Évolution des modes de vie et mortalité
Une étude récente révèle une diminution progressive de l’écart de mortalité entre hommes et femmes, tant à l’échelle mondiale qu’en Espagne. David Atance, chercheur à l’Université d’Alcalá de Henares, explique cette évolution par :
- L’intégration accrue des femmes dans le monde professionnel.
- L’adoption par les femmes de comportements à risques, tels que le tabagisme.
- Des améliorations sanitaires récentes chez les hommes.
Ces tendances, toutefois, ne correspondent pas aux conditions ayant façonné les supercentenaires actuels, souvent nés à une époque où les hommes étaient davantage exposés aux risques liés au travail extérieur, tandis que les femmes restaient majoritairement confinées aux tâches ménagères.

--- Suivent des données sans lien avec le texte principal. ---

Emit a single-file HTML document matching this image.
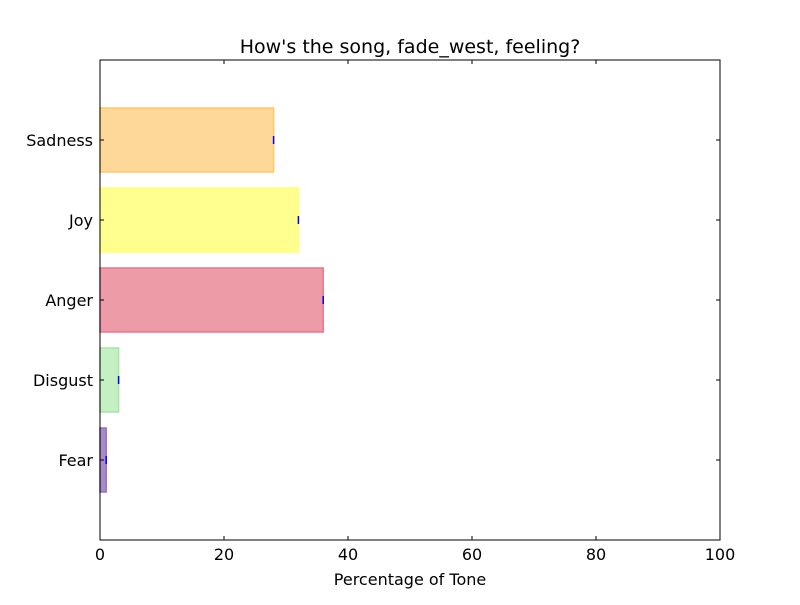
<!DOCTYPE html>
<html><head><meta charset="utf-8"><style>
body{margin:0;background:#fff;}
svg text{font-family:"DejaVu Sans","Liberation Sans",sans-serif;}
</style></head><body>
<svg id="c" width="800" height="600" xmlns="http://www.w3.org/2000/svg">
<rect width="800" height="600" fill="#fff"/>
<text x="410" y="53" font-size="19" text-anchor="middle">How's the song, fade_west, feeling?</text>
<g id="bars"></g>
<g id="axes"></g>
<text x="410" y="585" font-size="16" text-anchor="middle">Percentage of Tone</text>
</svg>
<script>
const categories = ["Fear","Disgust","Anger","Joy","Sadness"];
const values = [1, 3, 36, 32, 28];
const fills = ["#a98bc9","#c4f0c4","#ee9ba8","#ffff8f","#fed898"];
const strokes = ["#9370c0","#a8e6a8","#e8758c","#ffff70","#fec86a"];
const xTicks = [0,20,40,60,80,100];
const L=100,R=720,T=60,B=540;
const x=v=>L+(v-0)/(100-0)*(R-L);
const y=i=>B-(i+1)/6*(B-T);
const NS="http://www.w3.org/2000/svg";
function mk(t,a,p){const e=document.createElementNS(NS,t);for(const k in a)e.setAttribute(k,a[k]);p.appendChild(e);return e;}
const bars=document.getElementById('bars'),axes=document.getElementById('axes');
const bh=64;
categories.forEach((c,i)=>{
  const r=mk('rect',{x:x(0),y:y(i)-bh/2,width:x(values[i])-x(0),height:bh,fill:fills[i],stroke:strokes[i],'stroke-width':1.5},bars);
  
  
  const e=mk('line',{x1:x(values[i]),x2:x(values[i]),y1:y(i)-4,y2:y(i)+4,stroke:'#0000ff','stroke-width':1.5},bars);
  
  
  mk('line',{x1:L,x2:L+4,y1:y(i),y2:y(i),stroke:'#000'},axes);
  mk('line',{x1:R,x2:R-4,y1:y(i),y2:y(i),stroke:'#000'},axes);
  const t=mk('text',{x:L-7,y:y(i)+6,'font-size':16,'text-anchor':'end'},axes);
  t.textContent=c;
  
  
});
xTicks.forEach(v=>{
  mk('line',{x1:x(v),x2:x(v),y1:B,y2:B-4,stroke:'#000'},axes);
  mk('line',{x1:x(v),x2:x(v),y1:T,y2:T+4,stroke:'#000'},axes);
  const t=mk('text',{x:x(v),y:B+20,'font-size':16,'text-anchor':'middle'},axes);
  t.textContent=v;
  
  
});
const f=mk('rect',{x:L,y:T,width:R-L,height:B-T,fill:'none',stroke:'#000','stroke-width':1},axes);


</script>
</body></html>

Le rôle de la génétique et la santé différentielle selon le sexe
La génétique joue également un rôle clé dans cette disparité. Certains gènes rares, comme ceux liés à l’apolipoprotéine B, impliquée dans la régulation du « mauvais » cholestérol, ont été identifiés parmi les supercentenaires. Des études montrent que les hommes présentent un risque plus élevé de maladies susceptibles de provoquer une mortalité prématurée.
En revanche, les femmes sont plus sujettes à des troubles comme les douleurs lombaires, la dépression, et un déclin cognitif plus marqué. Un travail mené en Espagne a mis en lumière que les facteurs prédictifs de ce déclin diffèrent selon le sexe :
- Chez les hommes, la consommation d’alcool influence la trajectoire cognitive.
- Chez les femmes, la dépression et le diabète sont des indicateurs clés.
Malgré un déclin cognitif plus important, les femmes bénéficient d’une meilleure protection globale contre le vieillissement biologique. Une recherche finlandaise, comparant des jumeaux de sexes opposés, a montré que le frère était biologiquement environ un an plus âgé que sa sœur du même âge chronologique, confirmant ainsi que les hommes vieillissent plus vite biologiquement.
La situation en Espagne : un contraste entre espérance de vie et supercentenaires
En Espagne, l’impact de l’écart entre hommes et femmes chez les supercentenaires est difficile à mesurer précisément, car les données statistiques ne distinguent pas l’âge après 100 ans. Cependant, on observe que le nombre de femmes centenaires a augmenté de près de 228 % en vingt ans.
En 2024, 13 083 femmes en Espagne avaient atteint l’âge de 100 ans, dont Maria Branyas. Après son décès, l’Espagne n’a plus de représentants parmi les 50 personnes les plus âgées au monde, mais quatre femmes figurent encore dans le top 100.
David Atance considère ce phénomène comme temporaire et souligne que l’Espagne reste l’un des pays avec la meilleure espérance de vie au monde. Selon les projections, elle pourrait devenir en 2040 le pays où l’on vit le plus longtemps, avec une prédominance féminine maintenue dans la longévité.